*Work to be completed*
Return each line of the data below verbatim; pictures are to be left out.
--------------------------------
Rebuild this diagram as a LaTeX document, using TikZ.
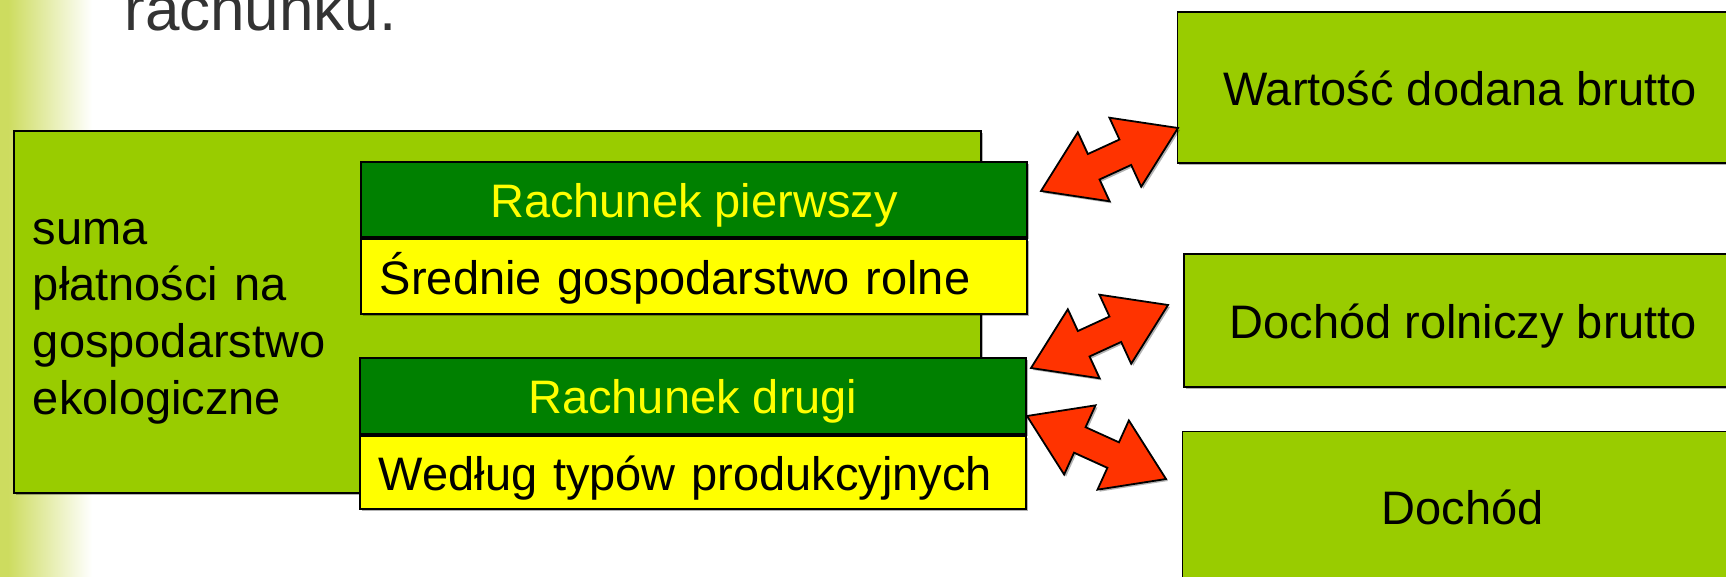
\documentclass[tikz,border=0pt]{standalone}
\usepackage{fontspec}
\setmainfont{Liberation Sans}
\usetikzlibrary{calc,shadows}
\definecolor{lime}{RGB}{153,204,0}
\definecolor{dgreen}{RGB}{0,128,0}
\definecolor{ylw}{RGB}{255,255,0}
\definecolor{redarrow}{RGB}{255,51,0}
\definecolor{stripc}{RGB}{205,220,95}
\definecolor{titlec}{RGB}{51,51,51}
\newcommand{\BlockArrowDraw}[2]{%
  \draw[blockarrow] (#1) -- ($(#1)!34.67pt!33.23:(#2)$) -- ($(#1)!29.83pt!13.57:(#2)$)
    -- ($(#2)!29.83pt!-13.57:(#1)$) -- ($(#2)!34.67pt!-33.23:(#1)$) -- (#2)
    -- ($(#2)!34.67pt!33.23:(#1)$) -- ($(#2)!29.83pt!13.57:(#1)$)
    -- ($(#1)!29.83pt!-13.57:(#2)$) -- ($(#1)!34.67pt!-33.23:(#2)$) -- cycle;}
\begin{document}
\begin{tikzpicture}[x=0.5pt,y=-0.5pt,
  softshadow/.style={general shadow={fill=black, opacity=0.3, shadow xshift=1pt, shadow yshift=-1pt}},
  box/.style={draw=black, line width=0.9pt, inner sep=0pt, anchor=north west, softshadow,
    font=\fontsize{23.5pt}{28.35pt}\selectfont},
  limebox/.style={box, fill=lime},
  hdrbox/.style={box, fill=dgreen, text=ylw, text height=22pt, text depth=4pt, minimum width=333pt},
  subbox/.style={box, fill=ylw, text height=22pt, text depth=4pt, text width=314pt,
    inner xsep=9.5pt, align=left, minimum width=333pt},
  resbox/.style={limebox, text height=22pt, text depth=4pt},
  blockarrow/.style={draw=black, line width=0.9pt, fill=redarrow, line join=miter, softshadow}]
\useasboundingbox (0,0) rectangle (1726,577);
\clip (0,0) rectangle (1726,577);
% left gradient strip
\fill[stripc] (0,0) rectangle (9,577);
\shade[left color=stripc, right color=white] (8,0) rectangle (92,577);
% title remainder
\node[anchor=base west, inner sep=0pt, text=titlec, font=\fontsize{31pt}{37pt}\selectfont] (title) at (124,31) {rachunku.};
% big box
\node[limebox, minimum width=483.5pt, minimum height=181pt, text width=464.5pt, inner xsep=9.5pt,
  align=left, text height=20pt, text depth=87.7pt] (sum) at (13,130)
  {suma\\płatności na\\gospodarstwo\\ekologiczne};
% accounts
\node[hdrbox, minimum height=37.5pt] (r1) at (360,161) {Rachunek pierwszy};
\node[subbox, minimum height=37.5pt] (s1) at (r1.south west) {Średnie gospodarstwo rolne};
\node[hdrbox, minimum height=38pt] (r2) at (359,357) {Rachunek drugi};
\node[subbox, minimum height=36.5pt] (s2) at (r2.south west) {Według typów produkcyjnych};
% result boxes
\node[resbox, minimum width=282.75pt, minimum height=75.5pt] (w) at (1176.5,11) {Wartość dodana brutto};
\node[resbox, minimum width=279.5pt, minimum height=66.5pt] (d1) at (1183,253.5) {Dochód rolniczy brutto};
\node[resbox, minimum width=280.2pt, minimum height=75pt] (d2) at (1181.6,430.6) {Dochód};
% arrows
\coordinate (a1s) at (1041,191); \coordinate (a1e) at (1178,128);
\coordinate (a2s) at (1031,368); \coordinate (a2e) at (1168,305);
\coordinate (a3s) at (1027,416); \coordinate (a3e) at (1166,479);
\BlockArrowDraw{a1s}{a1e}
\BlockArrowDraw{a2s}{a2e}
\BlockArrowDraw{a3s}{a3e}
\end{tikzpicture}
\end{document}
--------------------------------
*Written answer*
Rebuild this diagram as a LaTeX document, using TikZ.
\documentclass[tikz,border=0pt]{standalone}
\usepackage{fontspec}
\setmainfont{Liberation Sans}
\usetikzlibrary{calc,shadows}
\definecolor{lime}{RGB}{153,204,0}
\definecolor{dgreen}{RGB}{0,128,0}
\definecolor{ylw}{RGB}{255,255,0}
\definecolor{redarrow}{RGB}{255,51,0}
\definecolor{stripc}{RGB}{205,220,95}
\definecolor{titlec}{RGB}{51,51,51}
\newcommand{\BlockArrowDraw}[2]{%
  \draw[blockarrow] (#1) -- ($(#1)!34.67pt!33.23:(#2)$) -- ($(#1)!29.83pt!13.57:(#2)$)
    -- ($(#2)!29.83pt!-13.57:(#1)$) -- ($(#2)!34.67pt!-33.23:(#1)$) -- (#2)
    -- ($(#2)!34.67pt!33.23:(#1)$) -- ($(#2)!29.83pt!13.57:(#1)$)
    -- ($(#1)!29.83pt!-13.57:(#2)$) -- ($(#1)!34.67pt!-33.23:(#2)$) -- cycle;}
\begin{document}
\begin{tikzpicture}[x=0.5pt,y=-0.5pt,
  softshadow/.style={general shadow={fill=black, opacity=0.3, shadow xshift=1pt, shadow yshift=-1pt}},
  box/.style={draw=black, line width=0.9pt, inner sep=0pt, anchor=north west, softshadow,
    font=\fontsize{23.5pt}{28.35pt}\selectfont},
  limebox/.style={box, fill=lime},
  hdrbox/.style={box, fill=dgreen, text=ylw, text height=22pt, text depth=4pt, minimum width=333pt},
  subbox/.style={box, fill=ylw, text height=22pt, text depth=4pt, text width=314pt,
    inner xsep=9.5pt, align=left, minimum width=333pt},
  resbox/.style={limebox, text height=22pt, text depth=4pt},
  blockarrow/.style={draw=black, line width=0.9pt, fill=redarrow, line join=miter, softshadow}]
\useasboundingbox (0,0) rectangle (1726,577);
\clip (0,0) rectangle (1726,577);
% left gradient strip
\fill[stripc] (0,0) rectangle (9,577);
\shade[left color=stripc, right color=white] (8,0) rectangle (92,577);
% title remainder
\node[anchor=base west, inner sep=0pt, text=titlec, font=\fontsize{31pt}{37pt}\selectfont] (title) at (124,31) {rachunku.};
% big box
\node[limebox, minimum width=483.5pt, minimum height=181pt, text width=464.5pt, inner xsep=9.5pt,
  align=left, text height=20pt, text depth=87.7pt] (sum) at (13,130)
  {suma\\płatności na\\gospodarstwo\\ekologiczne};
% accounts
\node[hdrbox, minimum height=37.5pt] (r1) at (360,161) {Rachunek pierwszy};
\node[subbox, minimum height=37.5pt] (s1) at (r1.south west) {Średnie gospodarstwo rolne};
\node[hdrbox, minimum height=38pt] (r2) at (359,357) {Rachunek drugi};
\node[subbox, minimum height=36.5pt] (s2) at (r2.south west) {Według typów produkcyjnych};
% result boxes
\node[resbox, minimum width=282.75pt, minimum height=75.5pt] (w) at (1176.5,11) {Wartość dodana brutto};
\node[resbox, minimum width=279.5pt, minimum height=66.5pt] (d1) at (1183,253.5) {Dochód rolniczy brutto};
\node[resbox, minimum width=280.2pt, minimum height=75pt] (d2) at (1181.6,430.6) {Dochód};
% arrows
\coordinate (a1s) at (1041,191); \coordinate (a1e) at (1178,128);
\coordinate (a2s) at (1031,368); \coordinate (a2e) at (1168,305);
\coordinate (a3s) at (1027,416); \coordinate (a3e) at (1166,479);
\BlockArrowDraw{a1s}{a1e}
\BlockArrowDraw{a2s}{a2e}
\BlockArrowDraw{a3s}{a3e}
\end{tikzpicture}
\end{document}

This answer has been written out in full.